## AIM
The lines to extract run from the first line of the entries through the line that contains "d3.scaleLinear().domain([0, 600]).range([plotB, plotT]);"; reproduce exactly those lines and no others.
[Start MATERIAL PROVIDED]
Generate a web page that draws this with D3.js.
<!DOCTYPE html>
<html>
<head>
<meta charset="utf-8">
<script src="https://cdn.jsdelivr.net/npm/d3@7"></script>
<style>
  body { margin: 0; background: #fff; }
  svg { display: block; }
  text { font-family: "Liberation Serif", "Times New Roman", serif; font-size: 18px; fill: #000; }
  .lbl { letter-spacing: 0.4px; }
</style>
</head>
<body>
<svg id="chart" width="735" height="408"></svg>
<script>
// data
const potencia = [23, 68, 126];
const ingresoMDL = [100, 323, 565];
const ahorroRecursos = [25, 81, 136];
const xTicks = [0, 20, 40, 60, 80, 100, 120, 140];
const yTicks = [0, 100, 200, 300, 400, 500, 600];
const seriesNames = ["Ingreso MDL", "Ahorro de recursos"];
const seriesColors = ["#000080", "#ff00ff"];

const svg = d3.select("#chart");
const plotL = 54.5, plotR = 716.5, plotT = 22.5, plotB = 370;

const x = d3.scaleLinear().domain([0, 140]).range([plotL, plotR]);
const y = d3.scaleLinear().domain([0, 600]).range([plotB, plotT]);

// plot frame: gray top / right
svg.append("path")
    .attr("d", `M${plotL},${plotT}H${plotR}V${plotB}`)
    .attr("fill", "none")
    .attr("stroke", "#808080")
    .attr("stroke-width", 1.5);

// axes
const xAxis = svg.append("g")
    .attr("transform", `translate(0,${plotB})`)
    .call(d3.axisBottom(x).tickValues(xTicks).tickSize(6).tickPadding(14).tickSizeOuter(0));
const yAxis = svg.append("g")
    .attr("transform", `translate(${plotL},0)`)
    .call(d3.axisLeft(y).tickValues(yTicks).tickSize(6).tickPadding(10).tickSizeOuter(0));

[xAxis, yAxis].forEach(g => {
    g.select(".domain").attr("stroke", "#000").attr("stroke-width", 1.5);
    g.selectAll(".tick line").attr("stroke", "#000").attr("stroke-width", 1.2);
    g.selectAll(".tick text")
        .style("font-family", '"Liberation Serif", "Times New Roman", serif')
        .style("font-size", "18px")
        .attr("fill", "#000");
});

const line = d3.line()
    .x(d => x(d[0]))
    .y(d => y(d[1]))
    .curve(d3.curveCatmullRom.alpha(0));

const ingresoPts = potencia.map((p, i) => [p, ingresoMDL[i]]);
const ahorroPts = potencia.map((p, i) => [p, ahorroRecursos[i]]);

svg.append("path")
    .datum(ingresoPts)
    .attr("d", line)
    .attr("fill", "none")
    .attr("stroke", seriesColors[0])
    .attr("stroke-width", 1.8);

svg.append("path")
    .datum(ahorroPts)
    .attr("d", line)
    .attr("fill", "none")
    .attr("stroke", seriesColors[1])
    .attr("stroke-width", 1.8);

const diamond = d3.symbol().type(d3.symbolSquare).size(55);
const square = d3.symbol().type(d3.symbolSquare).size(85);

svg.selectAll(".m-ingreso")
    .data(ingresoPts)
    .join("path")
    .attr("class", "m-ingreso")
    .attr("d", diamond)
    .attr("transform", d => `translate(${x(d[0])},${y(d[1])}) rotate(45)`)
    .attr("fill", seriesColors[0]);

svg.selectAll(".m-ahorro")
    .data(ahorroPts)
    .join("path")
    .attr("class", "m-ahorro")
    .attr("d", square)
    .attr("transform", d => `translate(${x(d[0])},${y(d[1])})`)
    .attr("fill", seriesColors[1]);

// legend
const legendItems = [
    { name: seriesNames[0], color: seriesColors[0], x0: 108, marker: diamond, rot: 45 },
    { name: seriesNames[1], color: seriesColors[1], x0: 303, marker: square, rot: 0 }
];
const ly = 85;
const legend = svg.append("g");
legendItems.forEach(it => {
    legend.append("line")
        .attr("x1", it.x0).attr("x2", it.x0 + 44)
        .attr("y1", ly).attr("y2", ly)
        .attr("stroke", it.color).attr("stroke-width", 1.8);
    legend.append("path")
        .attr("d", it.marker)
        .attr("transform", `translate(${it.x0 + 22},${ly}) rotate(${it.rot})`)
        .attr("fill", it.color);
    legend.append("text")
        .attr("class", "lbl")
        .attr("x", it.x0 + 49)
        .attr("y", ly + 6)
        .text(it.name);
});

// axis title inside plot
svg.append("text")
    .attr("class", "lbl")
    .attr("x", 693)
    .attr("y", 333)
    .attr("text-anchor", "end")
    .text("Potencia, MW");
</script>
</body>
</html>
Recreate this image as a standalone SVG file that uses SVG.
[End MATERIAL PROVIDED]
## FINAL ANSWER
Generate a web page that draws this with D3.js.
<!DOCTYPE html>
<html>
<head>
<meta charset="utf-8">
<script src="https://cdn.jsdelivr.net/npm/d3@7"></script>
<style>
  body { margin: 0; background: #fff; }
  svg { display: block; }
  text { font-family: "Liberation Serif", "Times New Roman", serif; font-size: 18px; fill: #000; }
  .lbl { letter-spacing: 0.4px; }
</style>
</head>
<body>
<svg id="chart" width="735" height="408"></svg>
<script>
// data
const potencia = [23, 68, 126];
const ingresoMDL = [100, 323, 565];
const ahorroRecursos = [25, 81, 136];
const xTicks = [0, 20, 40, 60, 80, 100, 120, 140];
const yTicks = [0, 100, 200, 300, 400, 500, 600];
const seriesNames = ["Ingreso MDL", "Ahorro de recursos"];
const seriesColors = ["#000080", "#ff00ff"];

const svg = d3.select("#chart");
const plotL = 54.5, plotR = 716.5, plotT = 22.5, plotB = 370;

const x = d3.scaleLinear().domain([0, 140]).range([plotL, plotR]);
const y = d3.scaleLinear().domain([0, 600]).range([plotB, plotT]);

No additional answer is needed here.